* _Task requirements_:
Without the pictures, write out all the lines below exactly as they appear.

[BEGIN Supplied data]

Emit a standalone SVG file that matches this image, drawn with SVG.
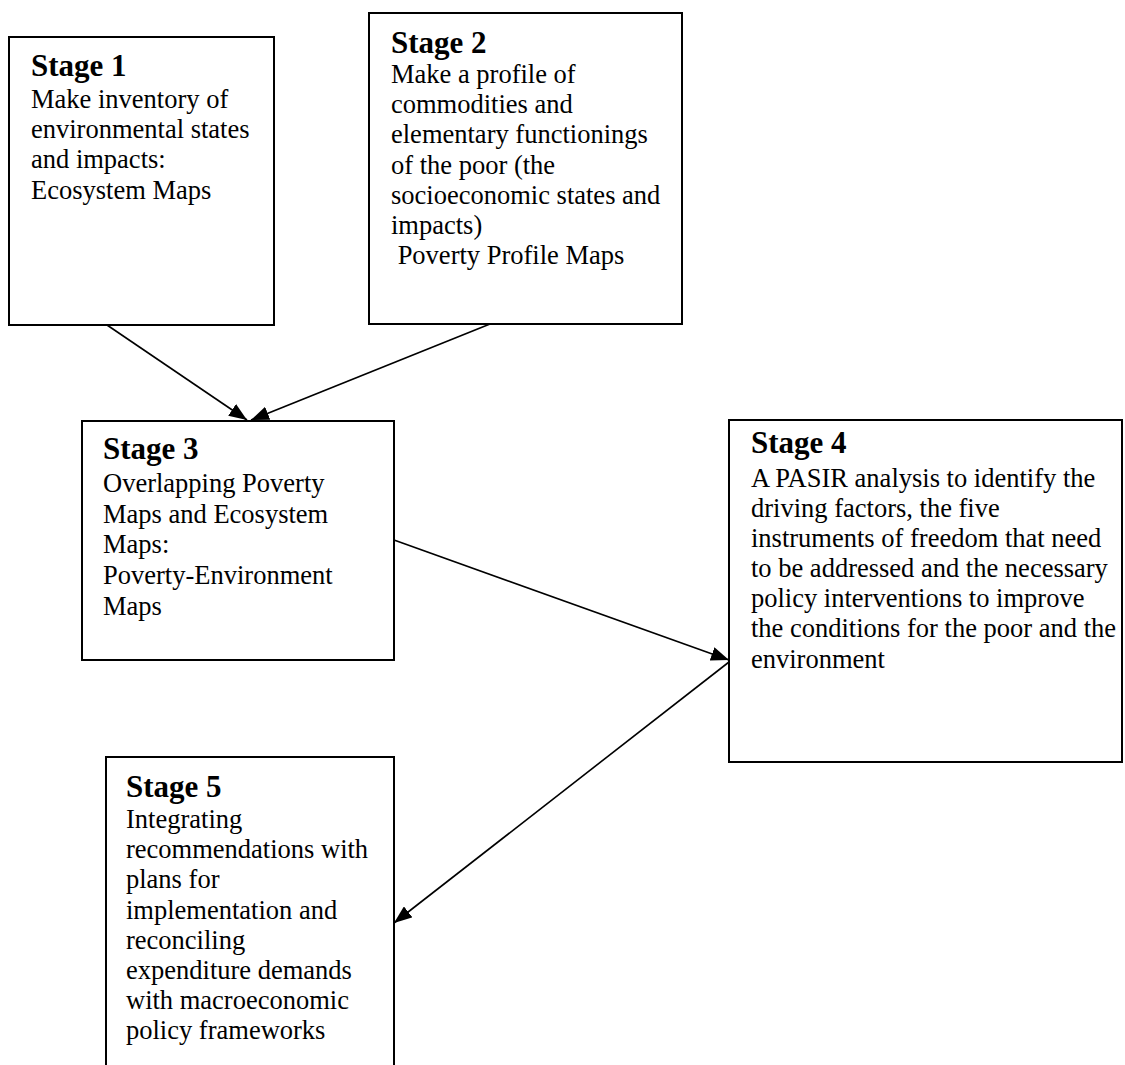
<svg xmlns="http://www.w3.org/2000/svg" width="1125" height="1065" viewBox="0 0 1125 1065">
<style>
.box{fill:#fff;stroke:#000;stroke-width:2}
.h{font-family:"Liberation Serif","Times New Roman",serif;font-weight:bold;font-size:31px;fill:#000}
.t{font-family:"Liberation Serif","Times New Roman",serif;font-size:26.5px;fill:#000}
.c{stroke:#000;stroke-width:1.6;fill:none;marker-end:url(#ah)}
</style>
<defs>
<marker id="ah" viewBox="0 0 18 14" refX="18" refY="7" markerWidth="18" markerHeight="14" markerUnits="userSpaceOnUse" orient="auto">
<path d="M0,0 L18,7 L0,14 z" fill="#000"/>
</marker>
</defs>
<g id="stage1">
<rect class="box" x="9" y="37" width="265" height="288"/>
<text class="h" x="31" y="76">Stage 1</text>
<text class="t" x="31" y="108">Make inventory of</text>
<text class="t" x="31" y="138">environmental states</text>
<text class="t" x="31" y="168">and impacts:</text>
<text class="t" x="31" y="199">Ecosystem Maps</text>
</g>
<g id="stage2">
<rect class="box" x="369" y="13" width="313" height="311"/>
<text class="h" x="391" y="53">Stage 2</text>
<text class="t" x="391" y="83">Make a profile of</text>
<text class="t" x="391" y="113">commodities and</text>
<text class="t" x="391" y="143">elementary functionings</text>
<text class="t" x="391" y="174">of the poor (the</text>
<text class="t" x="391" y="204">socioeconomic states and</text>
<text class="t" x="391" y="234">impacts)</text>
<text class="t" x="391" y="264" xml:space="preserve"> Poverty Profile Maps</text>
</g>
<g id="stage3">
<rect class="box" x="82" y="421" width="312" height="239"/>
<text class="h" x="103" y="459">Stage 3</text>
<text class="t" x="103" y="492">Overlapping Poverty</text>
<text class="t" x="103" y="523">Maps and Ecosystem</text>
<text class="t" x="103" y="553">Maps:</text>
<text class="t" x="103" y="584">Poverty-Environment</text>
<text class="t" x="103" y="615">Maps</text>
</g>
<g id="stage4">
<rect class="box" x="729" y="420" width="393" height="342"/>
<text class="h" x="751" y="453">Stage 4</text>
<text class="t" x="751" y="487">A PASIR analysis to identify the</text>
<text class="t" x="751" y="517">driving factors, the five</text>
<text class="t" x="751" y="547">instruments of freedom that need</text>
<text class="t" x="751" y="577">to be addressed and the necessary</text>
<text class="t" x="751" y="607">policy interventions to improve</text>
<text class="t" x="751" y="637">the conditions for the poor and the</text>
<text class="t" x="751" y="668">environment</text>
</g>
<g id="stage5">
<rect class="box" x="106" y="757" width="288" height="320"/>
<text class="h" x="126" y="797">Stage 5</text>
<text class="t" x="126" y="828">Integrating</text>
<text class="t" x="126" y="858">recommendations with</text>
<text class="t" x="126" y="888">plans for</text>
<text class="t" x="126" y="919">implementation and</text>
<text class="t" x="126" y="949">reconciling</text>
<text class="t" x="126" y="979">expenditure demands</text>
<text class="t" x="126" y="1009">with macroeconomic</text>
<text class="t" x="126" y="1039">policy frameworks</text>
</g>
<g id="connectors">
<line class="c" x1="107" y1="325" x2="247" y2="420"/>
<line class="c" x1="490" y1="324" x2="251" y2="420"/>
<line class="c" x1="394" y1="540" x2="729" y2="660"/>
<line class="c" x1="729" y1="662" x2="394" y2="923"/>
</g>
</svg>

[END Supplied data]

* _Full output_:
Emit a standalone SVG file that matches this image, drawn with SVG.
<svg xmlns="http://www.w3.org/2000/svg" width="1125" height="1065" viewBox="0 0 1125 1065">
<style>
.box{fill:#fff;stroke:#000;stroke-width:2}
.h{font-family:"Liberation Serif","Times New Roman",serif;font-weight:bold;font-size:31px;fill:#000}
.t{font-family:"Liberation Serif","Times New Roman",serif;font-size:26.5px;fill:#000}
.c{stroke:#000;stroke-width:1.6;fill:none;marker-end:url(#ah)}
</style>
<defs>
<marker id="ah" viewBox="0 0 18 14" refX="18" refY="7" markerWidth="18" markerHeight="14" markerUnits="userSpaceOnUse" orient="auto">
<path d="M0,0 L18,7 L0,14 z" fill="#000"/>
</marker>
</defs>
<g id="stage1">
<rect class="box" x="9" y="37" width="265" height="288"/>
<text class="h" x="31" y="76">Stage 1</text>
<text class="t" x="31" y="108">Make inventory of</text>
<text class="t" x="31" y="138">environmental states</text>
<text class="t" x="31" y="168">and impacts:</text>
<text class="t" x="31" y="199">Ecosystem Maps</text>
</g>
<g id="stage2">
<rect class="box" x="369" y="13" width="313" height="311"/>
<text class="h" x="391" y="53">Stage 2</text>
<text class="t" x="391" y="83">Make a profile of</text>
<text class="t" x="391" y="113">commodities and</text>
<text class="t" x="391" y="143">elementary functionings</text>
<text class="t" x="391" y="174">of the poor (the</text>
<text class="t" x="391" y="204">socioeconomic states and</text>
<text class="t" x="391" y="234">impacts)</text>
<text class="t" x="391" y="264" xml:space="preserve"> Poverty Profile Maps</text>
</g>
<g id="stage3">
<rect class="box" x="82" y="421" width="312" height="239"/>
<text class="h" x="103" y="459">Stage 3</text>
<text class="t" x="103" y="492">Overlapping Poverty</text>
<text class="t" x="103" y="523">Maps and Ecosystem</text>
<text class="t" x="103" y="553">Maps:</text>
<text class="t" x="103" y="584">Poverty-Environment</text>
<text class="t" x="103" y="615">Maps</text>
</g>
<g id="stage4">
<rect class="box" x="729" y="420" width="393" height="342"/>
<text class="h" x="751" y="453">Stage 4</text>
<text class="t" x="751" y="487">A PASIR analysis to identify the</text>
<text class="t" x="751" y="517">driving factors, the five</text>
<text class="t" x="751" y="547">instruments of freedom that need</text>
<text class="t" x="751" y="577">to be addressed and the necessary</text>
<text class="t" x="751" y="607">policy interventions to improve</text>
<text class="t" x="751" y="637">the conditions for the poor and the</text>
<text class="t" x="751" y="668">environment</text>
</g>
<g id="stage5">
<rect class="box" x="106" y="757" width="288" height="320"/>
<text class="h" x="126" y="797">Stage 5</text>
<text class="t" x="126" y="828">Integrating</text>
<text class="t" x="126" y="858">recommendations with</text>
<text class="t" x="126" y="888">plans for</text>
<text class="t" x="126" y="919">implementation and</text>
<text class="t" x="126" y="949">reconciling</text>
<text class="t" x="126" y="979">expenditure demands</text>
<text class="t" x="126" y="1009">with macroeconomic</text>
<text class="t" x="126" y="1039">policy frameworks</text>
</g>
<g id="connectors">
<line class="c" x1="107" y1="325" x2="247" y2="420"/>
<line class="c" x1="490" y1="324" x2="251" y2="420"/>
<line class="c" x1="394" y1="540" x2="729" y2="660"/>
<line class="c" x1="729" y1="662" x2="394" y2="923"/>
</g>
</svg>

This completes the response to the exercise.